Please print exactly the lines below, from the start of the material up to and including the line with "1690, 1640, 1540];", but none of the pictures.

══════

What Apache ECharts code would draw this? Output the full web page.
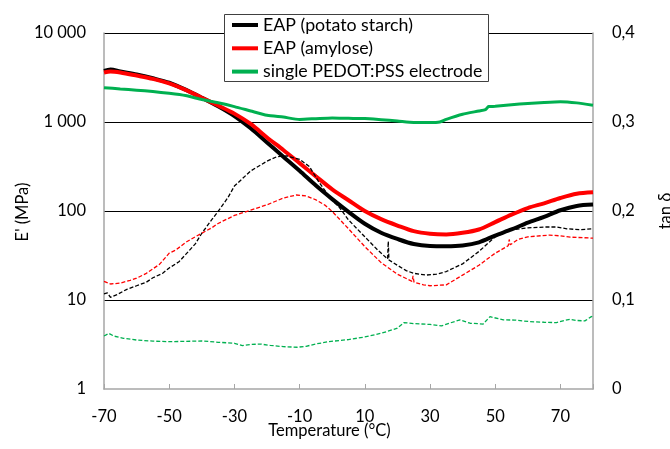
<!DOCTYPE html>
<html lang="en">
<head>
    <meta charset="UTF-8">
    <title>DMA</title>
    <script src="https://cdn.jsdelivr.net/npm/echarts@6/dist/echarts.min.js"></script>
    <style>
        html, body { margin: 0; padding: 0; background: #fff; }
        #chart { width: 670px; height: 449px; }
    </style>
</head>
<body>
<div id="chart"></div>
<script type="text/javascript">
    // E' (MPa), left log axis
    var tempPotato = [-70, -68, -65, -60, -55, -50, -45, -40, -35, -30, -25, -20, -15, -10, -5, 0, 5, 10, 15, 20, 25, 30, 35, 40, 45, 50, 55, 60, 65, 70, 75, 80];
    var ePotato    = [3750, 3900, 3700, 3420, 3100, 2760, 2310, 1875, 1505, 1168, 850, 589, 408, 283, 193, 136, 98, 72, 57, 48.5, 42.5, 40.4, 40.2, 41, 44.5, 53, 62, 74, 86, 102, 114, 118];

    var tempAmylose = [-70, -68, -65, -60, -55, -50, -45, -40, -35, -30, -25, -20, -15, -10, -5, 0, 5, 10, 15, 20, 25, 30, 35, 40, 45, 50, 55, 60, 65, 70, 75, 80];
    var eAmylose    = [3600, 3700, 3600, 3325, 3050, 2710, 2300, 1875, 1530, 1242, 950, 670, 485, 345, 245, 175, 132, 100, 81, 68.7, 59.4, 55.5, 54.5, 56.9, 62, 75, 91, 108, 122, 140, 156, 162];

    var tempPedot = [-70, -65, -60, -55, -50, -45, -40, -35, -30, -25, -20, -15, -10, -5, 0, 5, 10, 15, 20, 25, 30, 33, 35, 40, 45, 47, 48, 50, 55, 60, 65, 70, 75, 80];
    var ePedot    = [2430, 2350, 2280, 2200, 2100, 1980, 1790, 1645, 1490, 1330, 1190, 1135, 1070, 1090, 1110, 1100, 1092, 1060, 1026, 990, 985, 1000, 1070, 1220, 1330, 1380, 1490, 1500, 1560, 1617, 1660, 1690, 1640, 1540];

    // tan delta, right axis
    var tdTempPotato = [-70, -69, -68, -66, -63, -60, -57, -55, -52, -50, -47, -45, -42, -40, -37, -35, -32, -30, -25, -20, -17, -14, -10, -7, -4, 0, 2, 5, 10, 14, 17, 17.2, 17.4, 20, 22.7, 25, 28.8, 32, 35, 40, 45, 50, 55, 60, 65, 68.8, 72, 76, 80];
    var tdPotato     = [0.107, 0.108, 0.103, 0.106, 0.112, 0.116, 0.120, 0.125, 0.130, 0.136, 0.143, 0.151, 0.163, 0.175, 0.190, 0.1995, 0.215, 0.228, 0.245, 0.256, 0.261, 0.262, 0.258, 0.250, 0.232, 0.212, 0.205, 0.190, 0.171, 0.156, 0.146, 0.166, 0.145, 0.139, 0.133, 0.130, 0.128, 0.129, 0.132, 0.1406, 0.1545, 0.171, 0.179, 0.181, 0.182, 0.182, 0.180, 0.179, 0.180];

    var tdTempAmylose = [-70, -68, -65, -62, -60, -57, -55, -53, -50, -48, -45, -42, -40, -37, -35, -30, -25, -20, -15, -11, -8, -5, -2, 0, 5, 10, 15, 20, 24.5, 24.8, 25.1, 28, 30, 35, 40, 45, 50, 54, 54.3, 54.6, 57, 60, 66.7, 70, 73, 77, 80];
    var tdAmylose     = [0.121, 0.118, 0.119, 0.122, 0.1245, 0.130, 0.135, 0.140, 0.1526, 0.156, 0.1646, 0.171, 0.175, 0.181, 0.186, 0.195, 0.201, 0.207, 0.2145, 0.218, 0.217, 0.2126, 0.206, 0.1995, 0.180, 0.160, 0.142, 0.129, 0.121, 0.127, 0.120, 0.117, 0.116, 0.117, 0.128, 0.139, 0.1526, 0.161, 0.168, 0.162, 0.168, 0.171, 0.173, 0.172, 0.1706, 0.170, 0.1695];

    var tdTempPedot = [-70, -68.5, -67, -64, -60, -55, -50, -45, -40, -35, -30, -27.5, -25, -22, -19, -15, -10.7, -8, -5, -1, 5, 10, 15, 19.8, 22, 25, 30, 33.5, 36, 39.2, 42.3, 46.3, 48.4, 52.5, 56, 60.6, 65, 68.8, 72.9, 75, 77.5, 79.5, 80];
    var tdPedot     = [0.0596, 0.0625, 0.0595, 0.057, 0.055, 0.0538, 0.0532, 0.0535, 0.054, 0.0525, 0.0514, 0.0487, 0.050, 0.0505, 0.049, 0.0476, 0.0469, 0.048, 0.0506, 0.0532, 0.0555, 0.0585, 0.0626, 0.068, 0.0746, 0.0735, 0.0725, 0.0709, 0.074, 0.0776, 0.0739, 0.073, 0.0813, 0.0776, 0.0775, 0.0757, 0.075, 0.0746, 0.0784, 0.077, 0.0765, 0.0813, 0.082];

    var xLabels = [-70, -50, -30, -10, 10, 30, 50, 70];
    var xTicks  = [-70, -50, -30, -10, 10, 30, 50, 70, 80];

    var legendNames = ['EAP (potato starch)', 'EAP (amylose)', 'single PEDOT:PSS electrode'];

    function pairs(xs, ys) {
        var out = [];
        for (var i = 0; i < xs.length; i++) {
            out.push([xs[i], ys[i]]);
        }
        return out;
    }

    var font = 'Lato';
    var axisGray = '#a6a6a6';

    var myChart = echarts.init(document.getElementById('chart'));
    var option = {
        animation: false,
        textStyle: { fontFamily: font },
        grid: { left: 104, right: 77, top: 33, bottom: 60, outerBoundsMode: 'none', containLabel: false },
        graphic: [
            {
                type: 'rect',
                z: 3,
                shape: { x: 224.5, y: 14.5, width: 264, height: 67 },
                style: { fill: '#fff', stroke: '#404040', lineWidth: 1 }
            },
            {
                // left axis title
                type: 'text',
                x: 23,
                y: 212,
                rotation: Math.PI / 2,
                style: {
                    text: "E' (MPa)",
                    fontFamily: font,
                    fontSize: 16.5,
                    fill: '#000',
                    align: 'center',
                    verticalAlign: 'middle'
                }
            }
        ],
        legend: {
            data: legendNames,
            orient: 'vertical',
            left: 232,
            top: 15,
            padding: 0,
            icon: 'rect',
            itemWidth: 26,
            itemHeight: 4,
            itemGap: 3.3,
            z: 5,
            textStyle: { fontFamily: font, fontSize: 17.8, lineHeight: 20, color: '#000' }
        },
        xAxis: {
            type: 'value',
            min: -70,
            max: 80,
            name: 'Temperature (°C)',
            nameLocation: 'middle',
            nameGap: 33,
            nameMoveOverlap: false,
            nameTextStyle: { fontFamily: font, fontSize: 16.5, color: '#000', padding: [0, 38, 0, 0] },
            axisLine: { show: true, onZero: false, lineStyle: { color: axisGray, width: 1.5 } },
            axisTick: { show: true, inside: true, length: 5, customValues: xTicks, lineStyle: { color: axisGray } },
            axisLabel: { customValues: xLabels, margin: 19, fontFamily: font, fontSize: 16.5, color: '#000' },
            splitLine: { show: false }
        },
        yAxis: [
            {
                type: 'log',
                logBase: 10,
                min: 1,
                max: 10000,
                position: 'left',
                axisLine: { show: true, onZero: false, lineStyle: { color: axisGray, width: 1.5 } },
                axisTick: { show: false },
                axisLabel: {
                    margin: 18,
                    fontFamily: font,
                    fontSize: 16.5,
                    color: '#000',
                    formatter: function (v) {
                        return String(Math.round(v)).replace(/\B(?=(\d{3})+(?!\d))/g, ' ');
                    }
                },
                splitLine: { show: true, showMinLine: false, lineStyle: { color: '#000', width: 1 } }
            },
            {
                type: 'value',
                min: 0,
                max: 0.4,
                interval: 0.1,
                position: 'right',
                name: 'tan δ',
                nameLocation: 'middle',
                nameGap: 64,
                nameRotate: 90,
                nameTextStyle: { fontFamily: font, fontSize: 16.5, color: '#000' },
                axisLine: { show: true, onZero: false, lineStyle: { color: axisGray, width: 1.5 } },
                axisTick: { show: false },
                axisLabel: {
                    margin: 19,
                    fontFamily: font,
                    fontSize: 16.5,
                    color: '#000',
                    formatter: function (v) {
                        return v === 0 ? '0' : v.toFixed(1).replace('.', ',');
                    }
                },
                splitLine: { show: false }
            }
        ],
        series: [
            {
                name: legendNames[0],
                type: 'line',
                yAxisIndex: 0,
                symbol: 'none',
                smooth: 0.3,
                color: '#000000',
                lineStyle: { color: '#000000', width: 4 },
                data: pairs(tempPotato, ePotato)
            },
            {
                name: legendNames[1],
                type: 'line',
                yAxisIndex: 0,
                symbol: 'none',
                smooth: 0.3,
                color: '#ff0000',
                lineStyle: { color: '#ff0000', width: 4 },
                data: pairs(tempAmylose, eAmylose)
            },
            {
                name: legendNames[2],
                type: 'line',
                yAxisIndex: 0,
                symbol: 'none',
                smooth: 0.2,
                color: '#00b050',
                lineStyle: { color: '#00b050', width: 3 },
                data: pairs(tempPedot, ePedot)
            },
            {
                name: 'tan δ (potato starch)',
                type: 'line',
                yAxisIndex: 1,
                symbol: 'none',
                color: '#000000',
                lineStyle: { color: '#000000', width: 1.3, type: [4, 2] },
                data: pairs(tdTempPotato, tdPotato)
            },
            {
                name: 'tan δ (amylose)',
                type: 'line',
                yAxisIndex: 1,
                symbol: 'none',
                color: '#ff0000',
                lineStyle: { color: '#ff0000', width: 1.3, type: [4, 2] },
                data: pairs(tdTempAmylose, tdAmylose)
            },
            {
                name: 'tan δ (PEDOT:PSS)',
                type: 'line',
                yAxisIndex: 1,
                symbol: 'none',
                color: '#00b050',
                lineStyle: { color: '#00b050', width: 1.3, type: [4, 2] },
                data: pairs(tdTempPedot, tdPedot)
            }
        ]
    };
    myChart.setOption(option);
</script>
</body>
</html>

══════

Task solution =>
What Apache ECharts code would draw this? Output the full web page.
<!DOCTYPE html>
<html lang="en">
<head>
    <meta charset="UTF-8">
    <title>DMA</title>
    <script src="https://cdn.jsdelivr.net/npm/echarts@6/dist/echarts.min.js"></script>
    <style>
        html, body { margin: 0; padding: 0; background: #fff; }
        #chart { width: 670px; height: 449px; }
    </style>
</head>
<body>
<div id="chart"></div>
<script type="text/javascript">
    // E' (MPa), left log axis
    var tempPotato = [-70, -68, -65, -60, -55, -50, -45, -40, -35, -30, -25, -20, -15, -10, -5, 0, 5, 10, 15, 20, 25, 30, 35, 40, 45, 50, 55, 60, 65, 70, 75, 80];
    var ePotato    = [3750, 3900, 3700, 3420, 3100, 2760, 2310, 1875, 1505, 1168, 850, 589, 408, 283, 193, 136, 98, 72, 57, 48.5, 42.5, 40.4, 40.2, 41, 44.5, 53, 62, 74, 86, 102, 114, 118];

    var tempAmylose = [-70, -68, -65, -60, -55, -50, -45, -40, -35, -30, -25, -20, -15, -10, -5, 0, 5, 10, 15, 20, 25, 30, 35, 40, 45, 50, 55, 60, 65, 70, 75, 80];
    var eAmylose    = [3600, 3700, 3600, 3325, 3050, 2710, 2300, 1875, 1530, 1242, 950, 670, 485, 345, 245, 175, 132, 100, 81, 68.7, 59.4, 55.5, 54.5, 56.9, 62, 75, 91, 108, 122, 140, 156, 162];

    var tempPedot = [-70, -65, -60, -55, -50, -45, -40, -35, -30, -25, -20, -15, -10, -5, 0, 5, 10, 15, 20, 25, 30, 33, 35, 40, 45, 47, 48, 50, 55, 60, 65, 70, 75, 80];
    var ePedot    = [2430, 2350, 2280, 2200, 2100, 1980, 1790, 1645, 1490, 1330, 1190, 1135, 1070, 1090, 1110, 1100, 1092, 1060, 1026, 990, 985, 1000, 1070, 1220, 1330, 1380, 1490, 1500, 1560, 1617, 1660, 1690, 1640, 1540];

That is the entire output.